# [GIVEN PROBLEM]
Write out again, word for word, the lines below from the line that holds "Reproduce this chart with Apache ECharts." through the line that holds "var font = 'Noto Sans CJK JP';", omitting pictures.

══════

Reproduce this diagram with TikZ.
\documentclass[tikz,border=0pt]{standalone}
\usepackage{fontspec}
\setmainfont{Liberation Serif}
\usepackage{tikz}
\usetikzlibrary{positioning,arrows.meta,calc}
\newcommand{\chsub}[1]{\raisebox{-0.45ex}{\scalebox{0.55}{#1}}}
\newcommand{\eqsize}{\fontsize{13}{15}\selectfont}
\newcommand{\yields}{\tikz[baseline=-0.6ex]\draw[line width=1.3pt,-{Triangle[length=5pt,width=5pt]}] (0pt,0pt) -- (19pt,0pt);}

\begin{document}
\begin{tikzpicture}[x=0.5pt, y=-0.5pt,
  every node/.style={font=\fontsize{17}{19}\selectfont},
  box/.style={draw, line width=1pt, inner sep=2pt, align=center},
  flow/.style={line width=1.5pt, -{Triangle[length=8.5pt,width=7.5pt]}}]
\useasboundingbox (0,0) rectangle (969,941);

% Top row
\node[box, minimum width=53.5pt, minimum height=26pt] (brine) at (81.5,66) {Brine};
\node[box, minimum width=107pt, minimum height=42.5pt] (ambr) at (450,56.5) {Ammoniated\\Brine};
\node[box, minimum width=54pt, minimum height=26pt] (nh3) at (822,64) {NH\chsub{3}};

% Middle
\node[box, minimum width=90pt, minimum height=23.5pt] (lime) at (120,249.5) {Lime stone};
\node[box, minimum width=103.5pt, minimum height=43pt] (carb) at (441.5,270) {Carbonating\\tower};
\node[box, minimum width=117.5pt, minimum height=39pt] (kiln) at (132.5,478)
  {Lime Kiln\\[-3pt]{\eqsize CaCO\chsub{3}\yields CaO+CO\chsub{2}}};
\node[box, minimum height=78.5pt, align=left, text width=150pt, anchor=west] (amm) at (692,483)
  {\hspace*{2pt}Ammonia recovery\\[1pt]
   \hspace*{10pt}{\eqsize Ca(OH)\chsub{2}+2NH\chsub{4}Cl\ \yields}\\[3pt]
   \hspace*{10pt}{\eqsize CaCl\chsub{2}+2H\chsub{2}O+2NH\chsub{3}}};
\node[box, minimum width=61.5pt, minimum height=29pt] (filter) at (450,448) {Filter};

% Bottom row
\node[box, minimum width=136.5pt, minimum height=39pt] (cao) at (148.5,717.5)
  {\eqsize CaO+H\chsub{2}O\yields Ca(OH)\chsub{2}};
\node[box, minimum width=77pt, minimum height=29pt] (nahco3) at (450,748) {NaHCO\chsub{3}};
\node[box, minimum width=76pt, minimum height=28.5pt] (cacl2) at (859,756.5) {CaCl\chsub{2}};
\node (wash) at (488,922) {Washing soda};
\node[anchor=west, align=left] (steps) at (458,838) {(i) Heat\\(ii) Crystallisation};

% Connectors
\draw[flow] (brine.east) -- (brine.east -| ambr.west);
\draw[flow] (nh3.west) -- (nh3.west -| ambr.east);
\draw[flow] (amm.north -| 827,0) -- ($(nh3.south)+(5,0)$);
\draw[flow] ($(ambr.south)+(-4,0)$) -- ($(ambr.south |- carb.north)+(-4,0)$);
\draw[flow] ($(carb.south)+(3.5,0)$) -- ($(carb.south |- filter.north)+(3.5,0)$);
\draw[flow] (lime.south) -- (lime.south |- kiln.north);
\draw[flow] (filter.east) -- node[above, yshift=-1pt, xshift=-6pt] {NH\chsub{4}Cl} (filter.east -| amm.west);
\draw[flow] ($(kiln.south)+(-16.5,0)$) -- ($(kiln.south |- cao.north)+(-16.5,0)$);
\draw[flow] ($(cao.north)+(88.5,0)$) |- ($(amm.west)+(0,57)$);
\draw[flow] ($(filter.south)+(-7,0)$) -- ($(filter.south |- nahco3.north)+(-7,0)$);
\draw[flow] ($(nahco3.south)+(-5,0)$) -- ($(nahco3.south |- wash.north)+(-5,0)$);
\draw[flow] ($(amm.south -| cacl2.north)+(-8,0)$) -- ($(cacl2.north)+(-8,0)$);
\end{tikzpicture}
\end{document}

══════

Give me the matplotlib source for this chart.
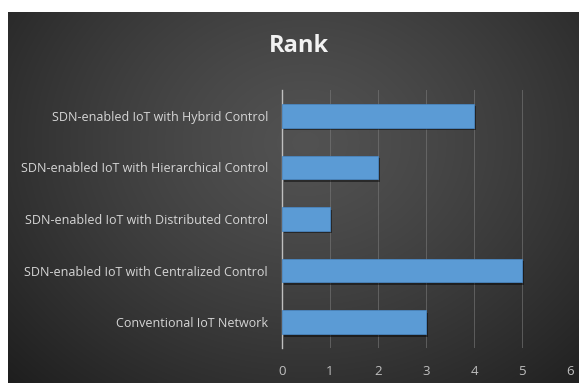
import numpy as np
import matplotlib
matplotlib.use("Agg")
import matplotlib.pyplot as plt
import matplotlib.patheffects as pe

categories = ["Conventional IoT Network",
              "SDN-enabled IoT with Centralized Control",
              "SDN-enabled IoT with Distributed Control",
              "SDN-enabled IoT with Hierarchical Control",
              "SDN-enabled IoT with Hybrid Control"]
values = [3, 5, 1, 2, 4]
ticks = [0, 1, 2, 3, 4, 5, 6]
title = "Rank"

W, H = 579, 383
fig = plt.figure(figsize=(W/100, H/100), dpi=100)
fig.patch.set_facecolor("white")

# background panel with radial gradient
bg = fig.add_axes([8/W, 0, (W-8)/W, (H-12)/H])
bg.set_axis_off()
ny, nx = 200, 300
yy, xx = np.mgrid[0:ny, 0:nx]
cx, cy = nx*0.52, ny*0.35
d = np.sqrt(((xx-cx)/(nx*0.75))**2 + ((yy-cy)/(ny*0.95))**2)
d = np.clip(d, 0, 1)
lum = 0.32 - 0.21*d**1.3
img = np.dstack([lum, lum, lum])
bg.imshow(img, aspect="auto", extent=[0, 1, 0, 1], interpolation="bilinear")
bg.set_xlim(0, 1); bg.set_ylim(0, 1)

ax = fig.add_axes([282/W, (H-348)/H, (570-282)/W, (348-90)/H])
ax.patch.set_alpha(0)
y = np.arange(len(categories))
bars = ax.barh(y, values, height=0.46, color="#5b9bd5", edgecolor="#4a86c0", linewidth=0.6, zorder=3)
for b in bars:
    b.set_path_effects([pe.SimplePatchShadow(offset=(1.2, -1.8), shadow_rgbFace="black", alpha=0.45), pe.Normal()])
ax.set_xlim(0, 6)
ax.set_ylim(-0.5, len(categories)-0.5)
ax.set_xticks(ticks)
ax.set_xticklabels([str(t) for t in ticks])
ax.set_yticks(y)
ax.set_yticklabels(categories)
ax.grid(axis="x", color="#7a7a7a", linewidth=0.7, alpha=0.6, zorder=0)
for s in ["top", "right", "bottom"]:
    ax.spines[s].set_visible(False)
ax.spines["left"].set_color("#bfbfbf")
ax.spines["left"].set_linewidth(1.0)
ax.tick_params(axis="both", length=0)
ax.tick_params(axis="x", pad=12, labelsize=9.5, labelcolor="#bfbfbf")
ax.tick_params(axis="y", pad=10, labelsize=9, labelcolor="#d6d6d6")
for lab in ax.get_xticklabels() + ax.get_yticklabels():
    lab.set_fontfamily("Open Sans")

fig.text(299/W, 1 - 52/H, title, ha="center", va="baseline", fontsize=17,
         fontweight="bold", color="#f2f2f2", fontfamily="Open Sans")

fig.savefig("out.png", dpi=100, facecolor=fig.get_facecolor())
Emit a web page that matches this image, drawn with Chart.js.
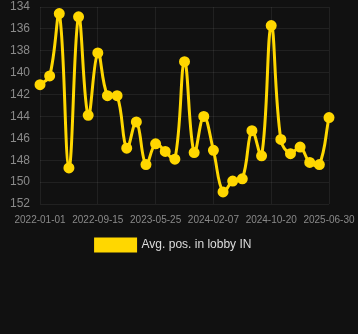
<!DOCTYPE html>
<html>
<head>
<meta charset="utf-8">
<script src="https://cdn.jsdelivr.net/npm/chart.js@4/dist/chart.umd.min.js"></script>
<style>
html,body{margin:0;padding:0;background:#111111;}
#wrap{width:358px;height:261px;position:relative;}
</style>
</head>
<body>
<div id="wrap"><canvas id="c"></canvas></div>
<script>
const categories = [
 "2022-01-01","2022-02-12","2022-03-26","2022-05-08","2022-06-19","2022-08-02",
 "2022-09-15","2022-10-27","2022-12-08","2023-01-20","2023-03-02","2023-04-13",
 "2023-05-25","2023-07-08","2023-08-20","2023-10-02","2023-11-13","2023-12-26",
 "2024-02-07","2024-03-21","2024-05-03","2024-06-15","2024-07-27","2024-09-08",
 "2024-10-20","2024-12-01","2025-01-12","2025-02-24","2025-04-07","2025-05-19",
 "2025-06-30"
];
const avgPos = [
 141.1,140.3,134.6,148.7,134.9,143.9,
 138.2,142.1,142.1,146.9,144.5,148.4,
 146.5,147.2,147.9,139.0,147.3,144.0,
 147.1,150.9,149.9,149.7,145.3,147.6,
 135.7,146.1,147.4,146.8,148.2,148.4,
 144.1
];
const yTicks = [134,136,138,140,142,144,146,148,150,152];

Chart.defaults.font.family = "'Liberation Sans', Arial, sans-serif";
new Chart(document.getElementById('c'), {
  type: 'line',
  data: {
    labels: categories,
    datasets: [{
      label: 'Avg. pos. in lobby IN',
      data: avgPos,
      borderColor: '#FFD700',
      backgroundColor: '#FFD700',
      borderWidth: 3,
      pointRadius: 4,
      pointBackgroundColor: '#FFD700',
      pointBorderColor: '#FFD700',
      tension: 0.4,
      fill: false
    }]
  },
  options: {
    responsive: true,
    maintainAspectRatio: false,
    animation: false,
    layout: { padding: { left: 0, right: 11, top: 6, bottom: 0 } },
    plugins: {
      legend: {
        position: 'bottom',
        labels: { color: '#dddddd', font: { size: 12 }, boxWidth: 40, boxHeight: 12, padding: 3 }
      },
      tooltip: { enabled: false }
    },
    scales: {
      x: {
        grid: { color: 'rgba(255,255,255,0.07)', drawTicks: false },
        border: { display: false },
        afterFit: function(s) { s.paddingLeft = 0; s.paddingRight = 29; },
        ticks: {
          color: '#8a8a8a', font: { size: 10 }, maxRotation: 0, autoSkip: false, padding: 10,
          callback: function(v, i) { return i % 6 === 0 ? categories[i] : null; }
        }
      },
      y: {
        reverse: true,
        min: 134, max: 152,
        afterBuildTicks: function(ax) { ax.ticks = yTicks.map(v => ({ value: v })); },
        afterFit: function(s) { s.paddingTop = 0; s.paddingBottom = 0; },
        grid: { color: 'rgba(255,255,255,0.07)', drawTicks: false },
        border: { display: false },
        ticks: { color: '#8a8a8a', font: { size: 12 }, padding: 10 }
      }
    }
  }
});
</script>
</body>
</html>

══════

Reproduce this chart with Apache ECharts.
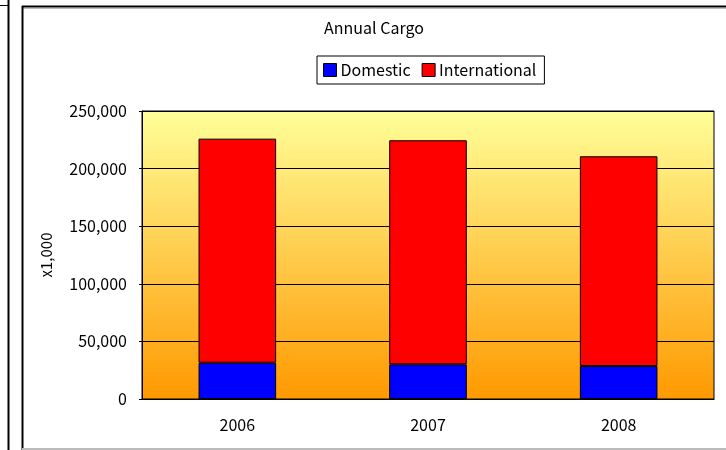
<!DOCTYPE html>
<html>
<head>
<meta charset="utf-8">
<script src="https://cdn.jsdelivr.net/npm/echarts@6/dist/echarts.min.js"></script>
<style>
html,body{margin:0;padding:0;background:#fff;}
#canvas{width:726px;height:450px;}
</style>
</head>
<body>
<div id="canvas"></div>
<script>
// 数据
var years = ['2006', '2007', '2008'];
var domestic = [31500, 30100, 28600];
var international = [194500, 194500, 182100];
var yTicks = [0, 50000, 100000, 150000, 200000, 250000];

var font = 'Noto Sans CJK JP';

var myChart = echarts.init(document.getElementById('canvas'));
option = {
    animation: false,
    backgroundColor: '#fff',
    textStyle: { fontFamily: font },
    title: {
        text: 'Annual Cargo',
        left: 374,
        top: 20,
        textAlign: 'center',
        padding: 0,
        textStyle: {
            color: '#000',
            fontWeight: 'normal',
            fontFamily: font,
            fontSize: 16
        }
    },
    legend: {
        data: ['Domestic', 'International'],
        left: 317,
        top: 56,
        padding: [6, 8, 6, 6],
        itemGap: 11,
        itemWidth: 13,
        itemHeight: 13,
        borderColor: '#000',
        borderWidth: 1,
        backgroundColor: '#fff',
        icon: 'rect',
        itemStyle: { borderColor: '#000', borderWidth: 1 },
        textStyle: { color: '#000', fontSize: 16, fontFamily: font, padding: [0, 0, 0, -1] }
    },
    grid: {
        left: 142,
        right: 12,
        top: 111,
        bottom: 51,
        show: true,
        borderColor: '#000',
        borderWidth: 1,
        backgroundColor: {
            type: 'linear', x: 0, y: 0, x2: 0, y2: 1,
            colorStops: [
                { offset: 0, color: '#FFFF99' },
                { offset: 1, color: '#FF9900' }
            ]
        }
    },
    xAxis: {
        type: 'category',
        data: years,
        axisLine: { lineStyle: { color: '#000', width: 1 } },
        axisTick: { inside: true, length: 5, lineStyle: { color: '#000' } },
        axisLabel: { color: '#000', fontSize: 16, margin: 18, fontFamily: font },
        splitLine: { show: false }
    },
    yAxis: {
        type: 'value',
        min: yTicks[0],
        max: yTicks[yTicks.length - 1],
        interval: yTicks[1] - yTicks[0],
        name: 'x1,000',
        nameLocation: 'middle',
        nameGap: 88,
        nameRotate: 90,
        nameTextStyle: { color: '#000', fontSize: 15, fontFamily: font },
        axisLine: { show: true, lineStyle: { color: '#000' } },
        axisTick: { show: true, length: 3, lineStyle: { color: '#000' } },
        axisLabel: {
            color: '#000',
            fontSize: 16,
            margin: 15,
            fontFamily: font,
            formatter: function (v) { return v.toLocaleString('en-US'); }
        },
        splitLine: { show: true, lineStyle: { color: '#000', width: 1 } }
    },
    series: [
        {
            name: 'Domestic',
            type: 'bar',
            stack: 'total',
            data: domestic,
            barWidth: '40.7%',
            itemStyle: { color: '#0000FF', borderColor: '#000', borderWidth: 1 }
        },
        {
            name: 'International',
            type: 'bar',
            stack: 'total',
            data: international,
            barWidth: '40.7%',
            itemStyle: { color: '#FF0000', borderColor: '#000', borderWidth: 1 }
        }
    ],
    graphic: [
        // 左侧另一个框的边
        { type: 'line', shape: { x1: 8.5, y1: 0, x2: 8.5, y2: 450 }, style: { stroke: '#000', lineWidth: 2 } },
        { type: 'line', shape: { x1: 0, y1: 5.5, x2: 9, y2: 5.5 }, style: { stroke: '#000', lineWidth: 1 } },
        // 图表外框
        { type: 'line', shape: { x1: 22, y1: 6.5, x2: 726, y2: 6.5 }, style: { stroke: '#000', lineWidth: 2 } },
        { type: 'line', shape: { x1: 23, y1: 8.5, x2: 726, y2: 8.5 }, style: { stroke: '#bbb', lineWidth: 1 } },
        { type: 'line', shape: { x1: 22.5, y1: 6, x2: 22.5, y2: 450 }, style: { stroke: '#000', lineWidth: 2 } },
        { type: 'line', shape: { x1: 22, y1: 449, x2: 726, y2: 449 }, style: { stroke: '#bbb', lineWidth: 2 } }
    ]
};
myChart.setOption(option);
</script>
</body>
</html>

══════

# [RESPONSE TO THIS TASK]
Reproduce this chart with Apache ECharts.
<!DOCTYPE html>
<html>
<head>
<meta charset="utf-8">
<script src="https://cdn.jsdelivr.net/npm/echarts@6/dist/echarts.min.js"></script>
<style>
html,body{margin:0;padding:0;background:#fff;}
#canvas{width:726px;height:450px;}
</style>
</head>
<body>
<div id="canvas"></div>
<script>
// 数据
var years = ['2006', '2007', '2008'];
var domestic = [31500, 30100, 28600];
var international = [194500, 194500, 182100];
var yTicks = [0, 50000, 100000, 150000, 200000, 250000];

var font = 'Noto Sans CJK JP';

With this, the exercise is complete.